## GIVEN REQUEST
Restate the material word for word and leave out anything that is a picture.
┄┄┄┄┄┄┄┄┄┄┄┄┄┄┄┄┄┄┄┄
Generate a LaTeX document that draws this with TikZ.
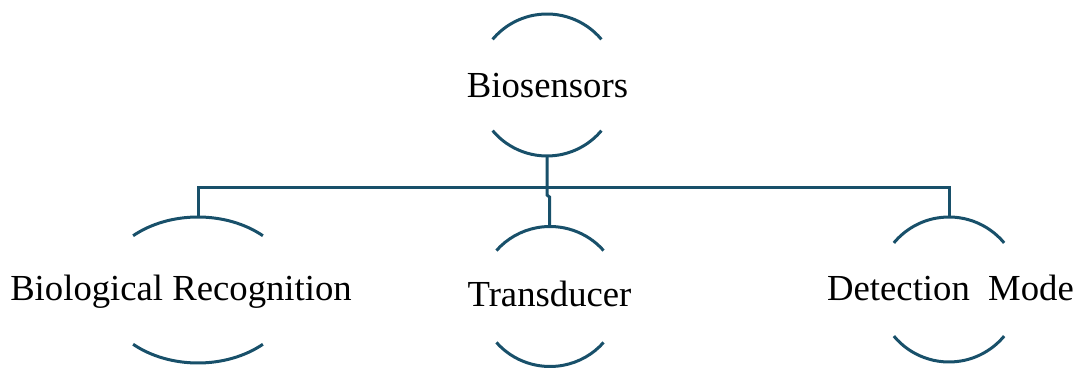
\documentclass[tikz,border=0pt]{standalone}
\usepackage{fontspec}
\setmainfont{Liberation Serif}
\usetikzlibrary{shapes.geometric,calc}
\definecolor{teal}{RGB}{24,80,106}
\begin{document}
\begin{tikzpicture}[x=1pt,y=1pt,
  ring/.style={ellipse,draw=none,inner sep=0pt,outer sep=0pt},
  arcline/.style={draw=teal,line width=3pt},
  link/.style={draw=teal,line width=3pt},
  lbl/.style={anchor=base,inner sep=0pt,font=\fontsize{36.7}{44}\selectfont}]
\useasboundingbox (0,0) rectangle (1078,369);

% invisible rings that carry the arcs and connector anchors
\node[ring,minimum width=142pt,minimum height=142pt] (rootC) at (547,284) {};
\node[ring,minimum width=194pt,minimum height=146pt] (bioC) at (198,79) {};
\node[ring,minimum width=142pt,minimum height=140pt] (transC) at (550,72.5) {};
\node[ring,minimum width=144pt,minimum height=145pt] (detC) at (949,79.5) {};

% labels
\node[lbl] (root) at (547.5,271) {Biosensors};
\node[lbl] (bio) at (181,68) {Biological Recognition};
\node[lbl] (trans) at (549.5,62) {Transducer};
\node[lbl] (det) at (950.5,68) {Detection\ \ Mode};

% broken rings: an arc above and below each label
\draw[arcline] (rootC.center) ++(40:71 and 71) arc[start angle=40,end angle=140,x radius=71,y radius=71];
\draw[arcline] (rootC.center) ++(220:71 and 71) arc[start angle=220,end angle=320,x radius=71,y radius=71];
\draw[arcline] (bioC.center) ++(48:97 and 73) arc[start angle=48,end angle=132,x radius=97,y radius=73];
\draw[arcline] (bioC.center) ++(228:97 and 73) arc[start angle=228,end angle=312,x radius=97,y radius=73];
\draw[arcline] (transC.center) ++(41:71 and 70) arc[start angle=41,end angle=139,x radius=71,y radius=70];
\draw[arcline] (transC.center) ++(221:71 and 70) arc[start angle=221,end angle=319,x radius=71,y radius=70];
\draw[arcline] (detC.center) ++(40:72 and 72.5) arc[start angle=40,end angle=140,x radius=72,y radius=72.5];
\draw[arcline] (detC.center) ++(220:72 and 72.5) arc[start angle=220,end angle=320,x radius=72,y radius=72.5];

% tree connectors
\coordinate (bus) at (0,181);
\draw[link] (bioC.north) -- (bioC.north |- bus) -- (detC.north |- bus) -- (detC.north);
\draw[link] (rootC.south) -- ++(0,-39) -- ++(2.5,-2) |- (transC.north);
\end{tikzpicture}
\end{document}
┄┄┄┄┄┄┄┄┄┄┄┄┄┄┄┄┄┄┄┄
## RESULT OF THIS TASK
Generate a LaTeX document that draws this with TikZ.
\documentclass[tikz,border=0pt]{standalone}
\usepackage{fontspec}
\setmainfont{Liberation Serif}
\usetikzlibrary{shapes.geometric,calc}
\definecolor{teal}{RGB}{24,80,106}
\begin{document}
\begin{tikzpicture}[x=1pt,y=1pt,
  ring/.style={ellipse,draw=none,inner sep=0pt,outer sep=0pt},
  arcline/.style={draw=teal,line width=3pt},
  link/.style={draw=teal,line width=3pt},
  lbl/.style={anchor=base,inner sep=0pt,font=\fontsize{36.7}{44}\selectfont}]
\useasboundingbox (0,0) rectangle (1078,369);

% invisible rings that carry the arcs and connector anchors
\node[ring,minimum width=142pt,minimum height=142pt] (rootC) at (547,284) {};
\node[ring,minimum width=194pt,minimum height=146pt] (bioC) at (198,79) {};
\node[ring,minimum width=142pt,minimum height=140pt] (transC) at (550,72.5) {};
\node[ring,minimum width=144pt,minimum height=145pt] (detC) at (949,79.5) {};

% labels
\node[lbl] (root) at (547.5,271) {Biosensors};
\node[lbl] (bio) at (181,68) {Biological Recognition};
\node[lbl] (trans) at (549.5,62) {Transducer};
\node[lbl] (det) at (950.5,68) {Detection\ \ Mode};

% broken rings: an arc above and below each label
\draw[arcline] (rootC.center) ++(40:71 and 71) arc[start angle=40,end angle=140,x radius=71,y radius=71];
\draw[arcline] (rootC.center) ++(220:71 and 71) arc[start angle=220,end angle=320,x radius=71,y radius=71];
\draw[arcline] (bioC.center) ++(48:97 and 73) arc[start angle=48,end angle=132,x radius=97,y radius=73];
\draw[arcline] (bioC.center) ++(228:97 and 73) arc[start angle=228,end angle=312,x radius=97,y radius=73];
\draw[arcline] (transC.center) ++(41:71 and 70) arc[start angle=41,end angle=139,x radius=71,y radius=70];
\draw[arcline] (transC.center) ++(221:71 and 70) arc[start angle=221,end angle=319,x radius=71,y radius=70];
\draw[arcline] (detC.center) ++(40:72 and 72.5) arc[start angle=40,end angle=140,x radius=72,y radius=72.5];
\draw[arcline] (detC.center) ++(220:72 and 72.5) arc[start angle=220,end angle=320,x radius=72,y radius=72.5];

% tree connectors
\coordinate (bus) at (0,181);
\draw[link] (bioC.north) -- (bioC.north |- bus) -- (detC.north |- bus) -- (detC.north);
\draw[link] (rootC.south) -- ++(0,-39) -- ++(2.5,-2) |- (transC.north);
\end{tikzpicture}
\end{document}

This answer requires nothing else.